Cina, il Partito all'attacco: I comunisti cinesi non devono seguire alcuna religione
Pechino (AsiaNews) - I membri del Partito comunista "non devono e non possono credere in alcuna religione. Si tratta di un principio inamovibile, importante dal punto di vista ideologico e organizzativo, che è stato affermato sin dalla fondazione del Pcc. Non ci possono essere dubbi al riguardo". È il senso di un editoriale firmato da Zhu Weiqun, presidente della Commissione per gli affari etnici e religiosi della Conferenza consultiva politica del Popolo cinese, apparso ieri sul Global Times (la versione internazionale del Quotidiano del Popolo, organo ufficiale del Partito).
L'articolo è stato pubblicato dopo le critiche mosse dalla Commissione centrale per l'ispezione e la disciplina ad alcuni funzionari locali del Partito, "scoperti" mentre prendevano parte ad attività religiose di vario tipo e identificati come fedeli. La potentissima Commissione è il braccio armato del Pcc, che sta conducendo su ordine del presidente Xi Jinping una capillare inchiesta sulla corruzione - economica e morale - dei membri e dei quadri comunisti nel Partito.
Secondo Zhu "l'alto livello di consistenza" fra la piattaforma politica del Partito e la sua visione del mondo "è un grande vantaggio politico, che contribuisce all'unità. Senza questa consistenza le ideologie, le teorie e le organizzazioni del Pcc collasserebbero. Non potremmo più chiamarlo Partito comunista cinese".
Il fatto che i Partiti comunisti di Vietnam, Cuba e Russia permettano oggi ai propri membri di seguire una religione "non dovrebbe in alcun modo influenzare le nostre politiche. Il Partito cinese deve decidere la propria politica religiosa seguendo le condizioni proprie della Cina".

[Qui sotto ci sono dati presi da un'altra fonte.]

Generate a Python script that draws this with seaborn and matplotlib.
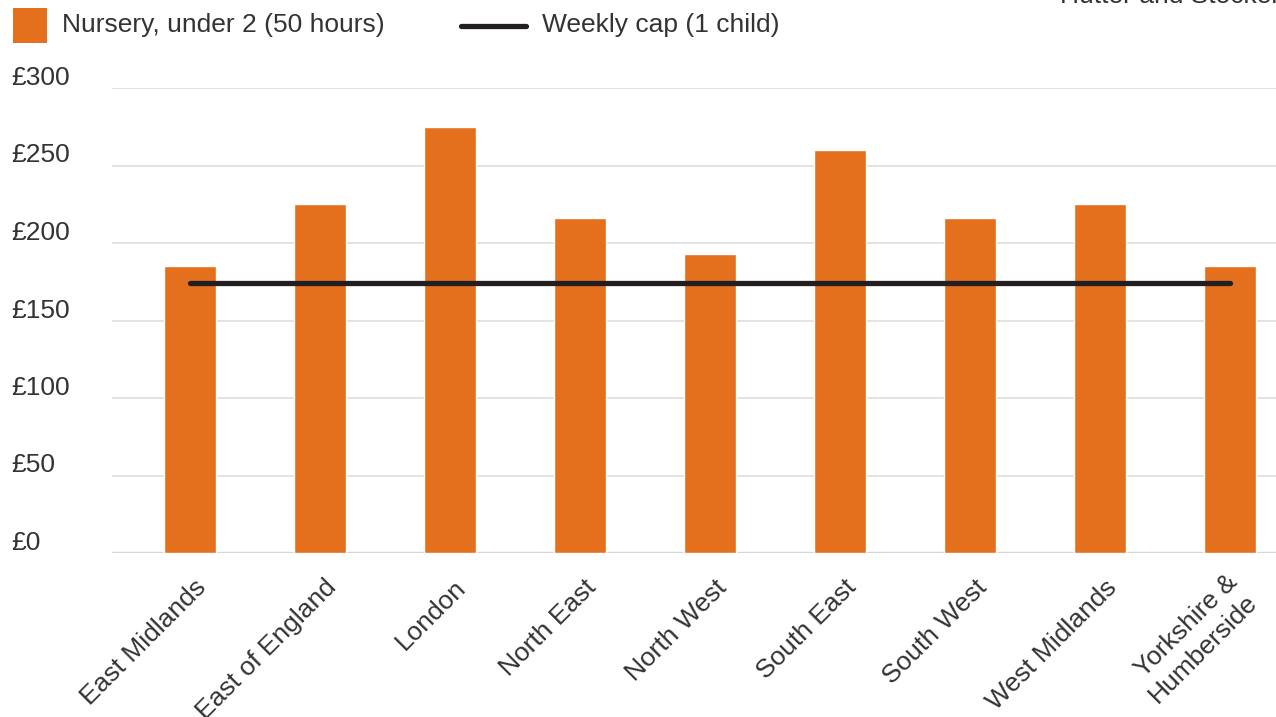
import matplotlib
matplotlib.use("Agg")
import matplotlib.pyplot as plt
import matplotlib.transforms as mtransforms
from matplotlib.patches import Rectangle
from matplotlib.lines import Line2D
import seaborn as sns
import pandas as pd

regions = ["East Midlands", "East of England", "London", "North East", "North West",
           "South East", "South West", "West Midlands", "Yorkshire &\nHumberside"]
nursery_cost = [185, 225, 275, 216, 193, 260, 216, 225, 185]
weekly_cap = [174, 174, 174, 174, 174, 174, 174, 174, 174]
y_ticks = [0, 50, 100, 150, 200, 250, 300]
y_tick_labels = ["£0", "£50", "£100", "£150", "£200", "£250", "£300"]

ORANGE = "#e4701e"
CAP_COLOR = "#231f20"
TEXT = "#333333"

sns.set_theme(style="white")
plt.rcParams["font.family"] = ["Liberation Sans", "DejaVu Sans"]

W, H = 1276, 717
fig = plt.figure(figsize=(W / 100, H / 100), dpi=100)
ax = fig.add_axes([112 / W, 1 - 553 / H, 1 - 112 / W, (553 - 88) / H])

df = pd.DataFrame({"region": regions, "cost": nursery_cost})
sns.barplot(data=df, x="region", y="cost", color=ORANGE, width=0.4,
            saturation=1, ax=ax, zorder=3)
ax.plot(range(len(regions)), weekly_cap, color=CAP_COLOR, lw=3.8,
        solid_capstyle="round", zorder=4)

ax.set_xlim(-0.6, 8.35)
ax.set_ylim(0, 300)
ax.set_yticks(y_ticks)
ax.set_yticklabels([])
ax.tick_params(axis="y", length=0)
ax.yaxis.grid(True, color="#dedede", lw=1.2, zorder=0)
ax.set_axisbelow(True)
for s in ax.spines.values():
    s.set_visible(False)
ax.axhline(0, color="#d6d6d6", lw=2.5, zorder=2)
ax.set_xlabel("")
ax.set_ylabel("")

# y labels sit above their grid lines, left-aligned at the figure edge
ylab_tf = mtransforms.blended_transform_factory(fig.transFigure, ax.transData)
lift = mtransforms.ScaledTranslation(0, 3 / 100, fig.dpi_scale_trans)
for v, lab in zip(y_ticks, y_tick_labels):
    ax.text(11 / W, v, lab, transform=ylab_tf + lift,
            ha="left", va="baseline", fontsize=19, color=TEXT)

ax.tick_params(axis="x", length=0, pad=6)
for lab in ax.get_xticklabels():
    two_line = "\n" in lab.get_text()
    dx, dy = (-5, -9) if two_line else (4, -14)
    lab.set_rotation(45)
    lab.set_ha("right")
    lab.set_va("top")
    lab.set_rotation_mode("anchor")
    lab.set_multialignment("right")
    lab.set_fontsize(19)
    lab.set_color(TEXT)
    lab.set_transform(lab.get_transform()
                      + mtransforms.ScaledTranslation(dx / 100, dy / 100, fig.dpi_scale_trans))

# legend row
fig.add_artist(Rectangle((13 / W, 1 - 43 / H), 34 / W, 35 / H, transform=fig.transFigure,
                         facecolor=ORANGE, edgecolor="none"))
fig.text(62 / W, 1 - 25 / H, "Nursery, under 2 (50 hours)", ha="left", va="center",
         fontsize=19, color=TEXT)
fig.add_artist(Line2D([461 / W, 526 / W], [1 - 26 / H, 1 - 26 / H], transform=fig.transFigure,
                      color=CAP_COLOR, lw=3.8, solid_capstyle="round"))
fig.text(542 / W, 1 - 25 / H, "Weekly cap (1 child)", ha="left", va="center",
         fontsize=19, color=TEXT)

# credit line, partly above the top edge
fig.text(1060 / W, 1 - 3 / H, "Hutter and Stocker", ha="left", va="baseline",
         fontsize=19, color=TEXT)

fig.savefig("out.png", dpi=100, facecolor="white")
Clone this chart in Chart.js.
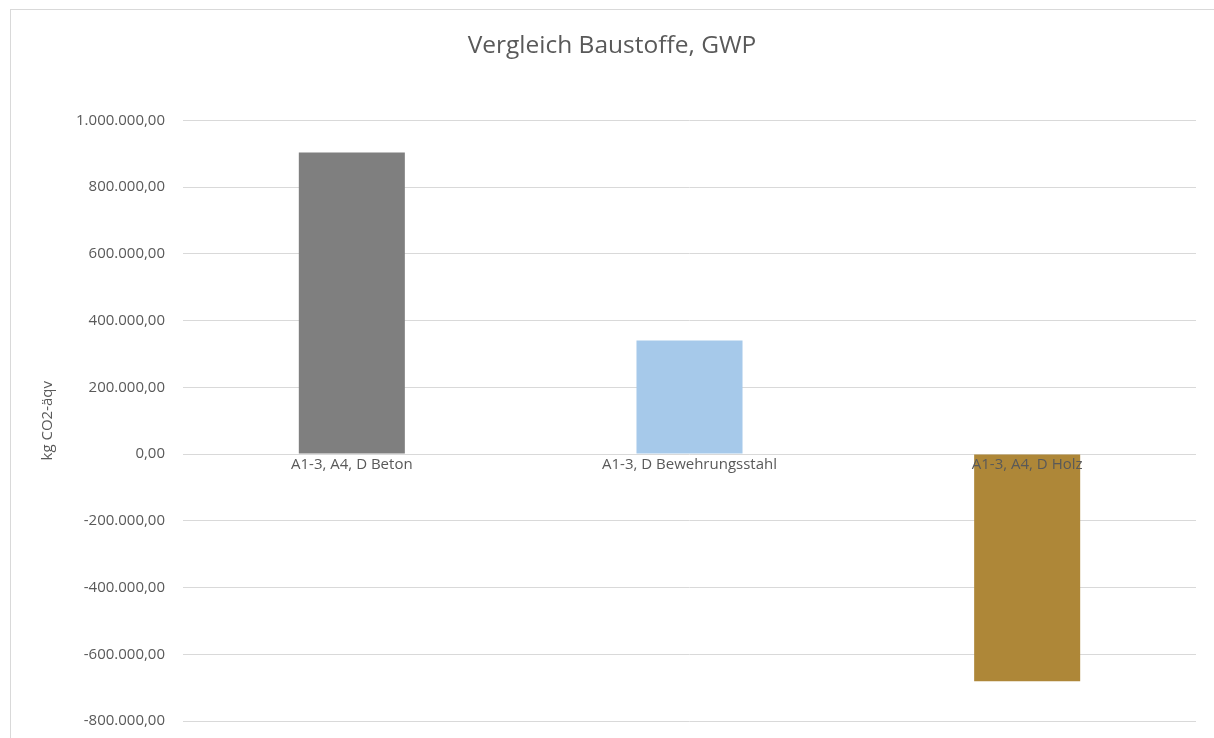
<!DOCTYPE html>
<html>
<head>
<meta charset="utf-8">
<script src="https://cdn.jsdelivr.net/npm/chart.js@4"></script>
<style>
    body { margin: 0; background: #ffffff; }
    #wrap { position: relative; width: 1214px; height: 738px; overflow: hidden; }
    #frame { position: absolute; left: 10px; top: 9px; width: 1300px; height: 800px;
             border-left: 1px solid #d9d9d9; border-top: 1px solid #d9d9d9; }
    canvas { position: absolute; left: 0; top: 0; }
</style>
</head>
<body>
<div id="wrap">
    <div id="frame"></div>
    <canvas id="gwpChart" width="1214" height="738"></canvas>
</div>
<script>
// Vergleich Baustoffe, GWP (kg CO2-äqv)
const categories = ['A1-3, A4, D Beton', 'A1-3, D Bewehrungsstahl', 'A1-3, A4, D Holz'];
const gwpValues = [904000, 340000, -681000];
const barColors = ['#7f7f7f', '#a6c9ea', '#ae8738'];
const yTicks = [-800000, -600000, -400000, -200000, 0, 200000, 400000, 600000, 800000, 1000000];

const textColor = '#595959';
const gridColor = '#d9d9d9';

// German number format, two decimals: 1.000.000,00
function formatDe(num) {
    const neg = num < 0;
    const parts = Math.abs(num).toFixed(2).split('.');
    const intPart = parts[0].replace(/\B(?=(\d{3})+(?!\d))/g, '.');
    return (neg ? '-' : '') + intPart + ',' + parts[1];
}

const ctx = document.getElementById('gwpChart').getContext('2d');

new Chart(ctx, {
    type: 'bar',
    data: {
        labels: categories,
        datasets: [{
            label: 'GWP',
            data: gwpValues,
            backgroundColor: barColors,
            borderWidth: 0,
            categoryPercentage: 1,
            barPercentage: 0.314
        }]
    },
    options: {
        responsive: false,
        animation: false,
        layout: {
            padding: { top: 0, right: 18, bottom: 17, left: 28 }
        },
        plugins: {
            legend: { display: false },
            tooltip: { enabled: false },
            title: {
                display: true,
                text: 'Vergleich Baustoffe, GWP',
                color: textColor,
                font: { family: 'Open Sans', size: 24.5, weight: 'normal', lineHeight: 1.2 },
                padding: { top: 31, bottom: 60 }
            }
        },
        scales: {
            x: {
                position: { y: 0 },
                afterFit: s => { s.height = 0; },
                grid: { display: false, drawTicks: false },
                border: { display: false },
                ticks: {
                    z: 1,
                    color: textColor,
                    padding: 2,
                    maxRotation: 0,
                    autoSkip: false,
                    font: { family: 'Open Sans', size: 15 }
                }
            },
            y: {
                min: yTicks[0],
                max: yTicks[yTicks.length - 1],
                afterFit: s => { s.width = 155; },
                afterBuildTicks: s => { s.ticks = yTicks.map(v => ({ value: v })); },
                grid: { color: gridColor, lineWidth: 1, tickLength: 18, tickColor: 'rgba(0,0,0,0)' },
                border: { display: false },
                ticks: {
                    color: textColor,
                    padding: 0,
                    font: { family: 'Open Sans', size: 15 },
                    callback: v => formatDe(v)
                },
                title: {
                    display: true,
                    text: 'kg CO2-äqv',
                    color: textColor,
                    font: { family: 'Open Sans', size: 15 },
                    padding: { top: 11, bottom: 0 }
                }
            }
        }
    }
});
</script>
</body>
</html>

Per puntellare la propria tesi, l'alto funzionario si lancia in un'analisi storica: "Se fosse vero che la forza di una religione condiziona il livello morale della società, allora l'Europa del Medioevo sotto l'influenza del Vaticano avrebbe dovuto rappresentare l'epoca d'oro della moralità umana, e non ci sarebbe stato bisogno del Rinascimento". In conclusione, Zhu accusa quegli studiosi cinesi che chiedono al Partito e al governo libertà religiosa: "Si tratta di persone che si sono convertite tanto tempo fa al cristianesimo".